– Здравствуйте, – робко сказала Фаина. В руках она держала по ребёнку и не знала, то ли подойти к Ольге Петровне показать Капитолину, то ли, наоборот, быстрее скрыться с глаз в своей комнате, благо она в двух шагах.

– Здравствуй, – голос хозяйки поражал равнодушием. – Кажется, тебя зовут Фаина?

– Да, – Фаина улыбнулась и после неловкой паузы добавила: – у вашей Капитолины хороший аппетит. Слава Богу, у меня много молока.

– Неужели? – Ольга Петровна взяла со стола сахарницу и поставила её на поднос.

Немного поколебавшись, Фаина сделала шаг вперёд:

– Посмотрите, как у неё округлились щёчки.

– Вот и славно.

Мельком взглянув на дочку, Ольга Петровна взяла в руки поднос и медленно пошла к себе в комнаты, сразу утонув в темноте коридора.

* * *

Прекрасная жизнь, которую вскорости ожидала кухарка Татьяна, явно запаздывала. Зима тысяча девятьсот восемнадцатого года надвигалась холодная и голодная.

Василий Пантелеевич подумал, что городская власть сейчас напоминает сорвавшегося цепного пса, который в предчувствии расправы лютует от страха. В департаменте царила полная неразбериха. Директор бросил пост и уехал за границу, по кабинетам шмыгали юноши в кожанках, с пистолетами в деревянной кобуре и прокуренные солдаты со споротыми погонами. В секретариате печи растапливали документами. О выплате жалованья речь не шла, да и чем платить, если деньги буквально на глазах из платёжного средства превратились в разноцветные кусочки бумаги, годные разве что для оклейки стен.

Царь под арестом, Временное правительство в казематах Петропавловской крепости, а в Смольном институте заседает неведомый Петроградский Совет рабочих и солдатских депутатов под председательством мелкого провинциального адвокатишки без практики, с кличкой Ленин вместо фамилии.

«Фантасмагория и бег зелёных лошадей! Не надо было городу менять имя! – с тягучей тоской припомнил своё пророчество Василий Пантелеевич. – Куда ни глянь – везде худо!»

Да ещё Оля дурит: дочку игнорирует, почти не выходит из спальни, снова начала курить трубку и дымит как паровоз, часами простаивая у открытой форточки.

Кабы не эта проклятущая революция, то показать бы Олю лучшим врачам, да свозить на воды, вот хоть даже в Пятигорск! Глядишь, и опомнилась бы от послеродовой истерии. Повезло, что доктор едва ли не волоком притащил к ним Фаину, иначе хоть криком кричи от собственного бессилия.

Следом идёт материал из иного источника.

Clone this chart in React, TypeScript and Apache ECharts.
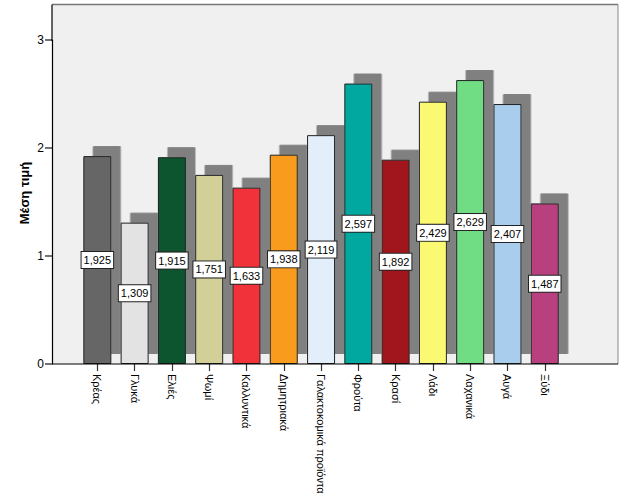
import React, { useEffect, useRef } from "react";
import * as echarts from "echarts";

const categories = [
  "Κρέας", "Γλυκά", "Ελιές", "Ψωμί", "Καλλυντικά", "Δημητριακά",
  "Γαλακτοκομικά προϊόντα", "Φρούτα", "Κρασί", "Λάδι", "Λαχανικά", "Αυγά", "Ξύδι",
];
const values = [1.925, 1.309, 1.915, 1.751, 1.633, 1.938, 2.119, 2.597, 1.892, 2.429, 2.629, 2.407, 1.487];
const colors = [
  "#666666", "#e3e3e3", "#0a552f", "#d3cf98", "#f2313b", "#f99b1f",
  "#e2eefa", "#00a8a0", "#a0161b", "#fbf872", "#6fdc84", "#a9cdec", "#b83f7e",
];
const yMin = 0;
const yMax = 3;
const yStep = 1;
const yName = "Μέση τιμή";

const FONT = "'Liberation Sans', Arial, sans-serif";

export default function App() {
  const ref = useRef<HTMLDivElement>(null);
  useEffect(() => {
    if (!ref.current) return;
    const chart = echarts.init(ref.current, undefined, { renderer: "svg" });
    const plotL = 52, plotR = 618, plotT = 4.5, plotB = 364, gridT = 40;
    chart.setOption({
      animation: false,
      backgroundColor: "#ffffff",
      textStyle: { fontFamily: FONT },
      grid: { left: 78.7, right: 626 - 563.4, top: gridT, bottom: 501 - plotB },
      graphic: [
        {
          type: "rect", z: -10, silent: true,
          shape: { x: plotL, y: plotT, width: plotR - plotL, height: plotB - plotT },
          style: { fill: "#f0f0f0" },
        },
        {
          type: "line", z: 10, silent: true,
          shape: { x1: plotL, y1: plotT, x2: plotR, y2: plotT },
          style: { stroke: "#777777", lineWidth: 1.5 },
        },
        {
          type: "line", z: 10, silent: true,
          shape: { x1: plotR, y1: plotT, x2: plotR, y2: plotB },
          style: { stroke: "#8a8a8a", lineWidth: 1 },
        },
        {
          type: "line", z: 10, silent: true,
          shape: { x1: plotL, y1: plotT, x2: plotL, y2: gridT + 1 },
          style: { stroke: "#000000", lineWidth: 1.2 },
        },
        {
          type: "line", z: 10, silent: true,
          shape: { x1: plotL, y1: plotB, x2: plotR, y2: plotB },
          style: { stroke: "#000000", lineWidth: 1.2 },
        },
        {
          type: "text", z: 10, silent: true,
          x: 24, y: 193, rotation: Math.PI / 2,
          style: {
            text: yName, fontFamily: FONT, fontSize: 13, fontWeight: "bold",
            fill: "#000", align: "center", verticalAlign: "middle",
          },
        },
      ],
      xAxis: {
        type: "category",
        data: categories,
        axisLine: { show: false },
        axisTick: { show: true, alignWithLabel: true, length: 7, lineStyle: { color: "#333", width: 1.2 } },
        axisLabel: { rotate: -90, margin: 10, fontSize: 11, color: "#000", fontFamily: FONT, interval: 0 },
        splitLine: { show: false },
      },
      yAxis: {
        type: "value",
        min: yMin,
        max: yMax,
        interval: yStep,
        offset: 78.7 - plotL,
        axisLine: { show: true, lineStyle: { color: "#000", width: 1.2 } },
        axisTick: { show: true, length: 7, lineStyle: { color: "#444", width: 1.5 } },
        axisLabel: { fontSize: 12, color: "#000", margin: 8, fontFamily: FONT },
        splitLine: { show: false },
      },
      series: [
        {
          type: "bar",
          barWidth: 28,
          data: values.map((v, i) => ({
            value: v,
            itemStyle: { color: colors[i] },
          })),
          itemStyle: {
            borderColor: "#222",
            borderWidth: 1,
            shadowColor: "#808080",
            shadowBlur: 0,
            shadowOffsetX: 9.5,
            shadowOffsetY: -10,
          },
          label: {
            show: true,
            position: "inside",
            formatter: (p: any) => p.value.toFixed(3).replace(".", ","),
            backgroundColor: "#ffffff",
            borderColor: "#222",
            borderWidth: 1,
            padding: [3, 2, 2, 2],
            fontSize: 11,
            color: "#000",
            fontFamily: FONT,
          },
          emphasis: { disabled: true },
        },
      ],
    });
    return () => chart.dispose();
  }, []);
  return (
    <div
      ref={ref}
      style={{ position: "fixed", left: 0, top: 0, width: 626, height: 501 }}
    />
  );
}
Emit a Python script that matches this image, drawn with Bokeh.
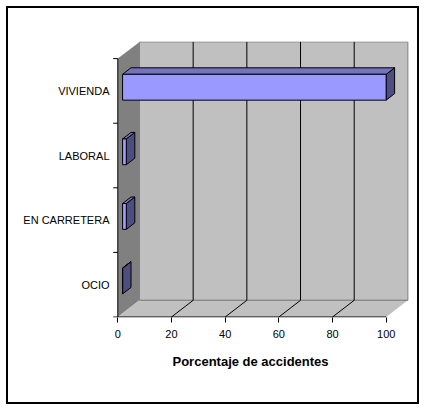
from bokeh.plotting import figure
from bokeh.models import ColumnDataSource, FixedTicker, Title
from bokeh.embed import file_html
from bokeh.resources import INLINE

# ---- data ----
categories = ["OCIO", "EN CARRETERA", "LABORAL", "VIVIENDA"]
values = [0.0, 1.4, 1.4, 98.2]
x_ticks = [0, 20, 40, 60, 80, 100]
axis_title = "Porcentaje de accidentes"

# ---- 3D geometry (data units) ----
X_MAX = 100
N = len(categories)
DX, DY = 8.08, 0.2585          # depth offset of the back wall
BAR_FRONT, BAR_DEPTH = 0.22, 0.39  # fraction of depth
BAR_H = 0.4
TICK_LEN = 1.72

FONT = "Liberation Sans"

p = figure(width=409, height=394, x_range=(-2.347, 108.68), y_range=(-0.0077, 4.2647),
           output_backend="svg", toolbar_location=None, title=None,
           min_border_left=103, min_border_right=8, min_border_top=33, min_border_bottom=85)
p.background_fill_color = "white"
p.border_fill_color = "white"
p.outline_line_color = None
p.grid.visible = False
p.styles = {"margin-left": "8px", "margin-top": "8px", "outline": "2px solid black"}

# axes
p.xaxis.ticker = FixedTicker(ticks=x_ticks)
p.xaxis.axis_line_color = None
p.xaxis.major_tick_out = 5
p.xaxis.major_tick_in = 0
p.xaxis.minor_tick_line_color = None
p.xaxis.major_tick_line_color = "black"
p.xaxis.major_label_standoff = 7
p.xaxis.major_label_text_font = FONT
p.xaxis.major_label_text_font_size = "11px"
p.xaxis.major_label_text_color = "black"

centers = [i + 0.5 for i in range(N)]
p.yaxis.ticker = FixedTicker(ticks=centers)
p.yaxis.major_label_overrides = {c: cat for c, cat in zip(centers, categories)}
p.yaxis.axis_line_color = None
p.yaxis.major_tick_line_color = None
p.yaxis.minor_tick_line_color = None
p.yaxis.major_tick_out = 0
p.yaxis.major_tick_in = 0
p.yaxis.major_label_standoff = 2
p.yaxis.major_label_text_font = FONT
p.yaxis.major_label_text_font_size = "11px"
p.yaxis.major_label_text_color = "black"

title = Title(text=axis_title, align="left", offset=61, text_font=FONT,
              text_font_size="13px", text_font_style="bold", text_color="black", standoff=22)
p.add_layout(title, "below")

# walls
p.patch(x=[0, DX, DX, 0], y=[0, DY, N + DY, N], fill_color="#808080", line_color=None)
p.quad(left=[DX], right=[X_MAX + DX], bottom=[DY], top=[N + DY],
       fill_color="#C0C0C0", line_color="#808080", line_width=1)
p.patch(x=[0, X_MAX, X_MAX + DX, DX], y=[0, 0, DY, DY], fill_color="#C0C0C0", line_color=None)
p.segment(x0=[DX], y0=[DY], x1=[X_MAX + DX], y1=[DY], line_color="#808080", line_width=1)

# gridlines on back wall and floor
inner = x_ticks[1:-1]
p.segment(x0=[t + DX for t in inner], y0=[DY] * len(inner),
          x1=[t + DX for t in inner], y1=[N + DY] * len(inner), line_color="black", line_width=1)
p.segment(x0=inner, y0=[0] * len(inner), x1=[t + DX for t in inner], y1=[DY] * len(inner),
          line_color="black", line_width=1)

# axis lines and category ticks
p.segment(x0=[0], y0=[0], x1=[X_MAX], y1=[0], line_color="black", line_width=1)
p.segment(x0=[0], y0=[0], x1=[0], y1=[N], line_color="black", line_width=1)
p.segment(x0=[-TICK_LEN] * (N + 1), y0=list(range(N + 1)), x1=[0] * (N + 1), y1=list(range(N + 1)),
          line_color="black", line_width=1)

# bars
x0 = BAR_FRONT * DX
y_off = BAR_FRONT * DY
bdx = BAR_DEPTH * DX
bdy = BAR_DEPTH * DY
lefts, rights, bottoms, tops = [], [], [], []
top_xs, top_ys, side_xs, side_ys = [], [], [], []
for c, v in zip(centers, values):
    yb = c - BAR_H / 2 + y_off
    yt = c + BAR_H / 2 + y_off
    xr = x0 + v
    lefts.append(x0); rights.append(xr); bottoms.append(yb); tops.append(yt)
    top_xs.append([x0, xr, xr + bdx, x0 + bdx])
    top_ys.append([yt, yt, yt + bdy, yt + bdy])
    side_xs.append([xr, xr, xr + bdx, xr + bdx])
    side_ys.append([yb, yt, yt + bdy, yb + bdy])

p.patches(xs=side_xs, ys=side_ys, fill_color="#4D4D80", line_color="black", line_width=1)
p.patches(xs=top_xs, ys=top_ys, fill_color="#7373BF", line_color="black", line_width=1)
src = ColumnDataSource(dict(left=lefts, right=rights, bottom=bottoms, top=tops))
p.quad(left="left", right="right", bottom="bottom", top="top", source=src,
       fill_color="#9999FF", line_color="black", line_width=1)

open("out.html", "w").write(file_html(p, INLINE))
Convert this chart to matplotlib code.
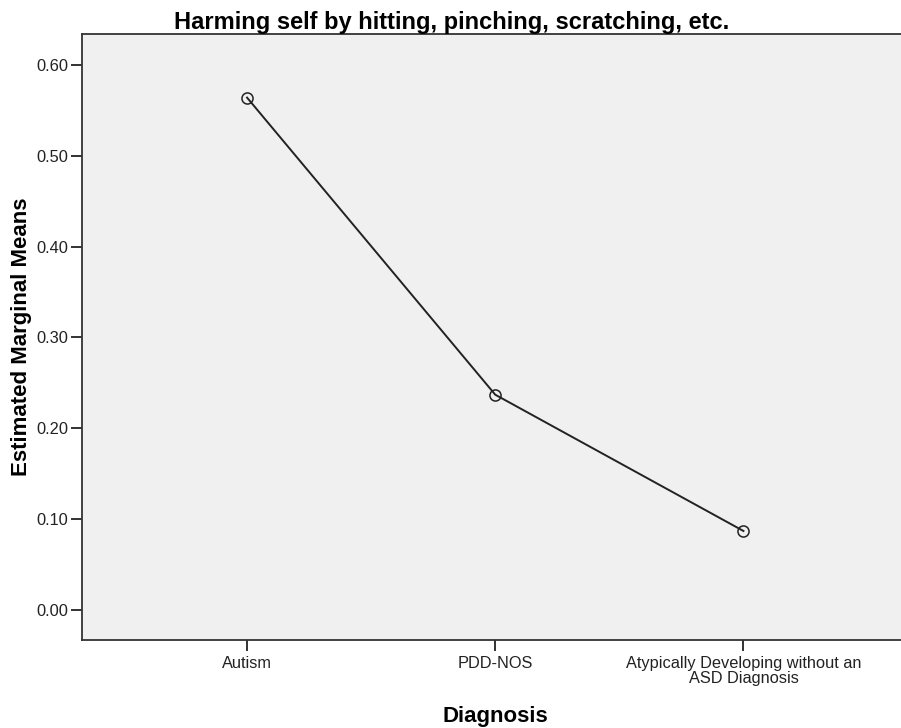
import matplotlib
matplotlib.use('Agg')
import matplotlib.pyplot as plt

plt.rcParams['font.family'] = ['Liberation Sans', 'DejaVu Sans']

# 數據
groups = ['Autism', 'PDD-NOS', 'Atypically Developing without an\nASD Diagnosis']
means = [0.564, 0.237, 0.087]
yticks = [0.0, 0.1, 0.2, 0.3, 0.4, 0.5, 0.6]

fig = plt.figure(figsize=(9.01, 7.28), dpi=100)
ax = fig.add_axes([81.5 / 901, 1 - 640 / 728, (909 - 81.5) / 901, (640 - 34) / 728])
ax.set_facecolor('#f0f0f0')

x = list(range(len(groups)))
ax.plot(x, means, color='#222222', linewidth=1.4, marker='o', markersize=8,
        markerfacecolor='none', markeredgecolor='#222222', markeredgewidth=1.1)

ax.set_xlim(-0.667, 2.667)
ax.set_ylim(-0.033, 0.634)
ax.set_yticks(yticks)
ax.set_yticklabels([f'{v:.2f}' for v in yticks])
ax.set_xticks(x)
ax.set_xticklabels(groups, linespacing=0.97)

for s in ['left', 'bottom', 'top']:
    ax.spines[s].set_color('#333333')
    ax.spines[s].set_linewidth(1.3)
ax.spines['right'].set_visible(False)

ax.tick_params(axis='both', labelsize=11.8, colors='#222222', length=8, width=1.3, pad=1.5)
ax.tick_params(axis='x', pad=3.5)

ax.set_ylabel('Estimated Marginal Means', fontsize=16, fontweight='bold', labelpad=3)
ax.set_xlabel('Diagnosis', fontsize=16, fontweight='bold', labelpad=15)
fig.text(452 / 901, 1 - 29 / 728, 'Harming self by hitting, pinching, scratching, etc.',
         ha='center', va='baseline', fontsize=17, fontweight='bold')

fig.savefig('out.png', dpi=100)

Вздохнув, Василий Пантелеевич нырнул в подворотню, чтобы пропустить группу матросов во главе с рослым командиром. На плечах командира красовалась дамская горжетка из рыжего меха. У другого матроса шея обмотана грязным кружевом. Бряцало оружие, змеями шевелились пулемётные ленты, косым крестом опоясавшие чёрные куртки.

Один вид революционеров вызывал жуть и омерзение.

– Дорогу товарищу Железняку! – выкрикнул кто-то из прохожих, и матрос с горжеткой в ответ вскинул вверх винтовку, перевязанную на штыке красным бантом:

– Да здравствует революция!

– Ура, – прокатилось по строю матросов, – бей буржуев!

– Прости, Господи, ибо не ведают, что творят, – перекрестилась старушка в фетровой шляпке со старомодной вуалью.

«Да всё они ведают, – зло подумал Василий Пантелеевич, – человек вообще существо разумное. И ежели уж матрос крадёт у барыни меховое манто, то прекрасно знает и его стоимость, и его предназначение».

По Петрограду шли грабежи, погромы. Единственная отрада – узнать, что погромы коснулись не только обывателей, но и этой коммунистической шушеры, узурпировавшей законную власть. Василий Пантелеевич посмотрел вслед отряду матроса Железняка. По слухам, вчера на Шпалерной ограбили знаменитых большевиков Урицкого и Стучку. Полуголые, испуганные, они, дрожа, добрались до своего логова в Таврическом дворце и закатили охране такой гранд-скандал, что его было слышно на улице.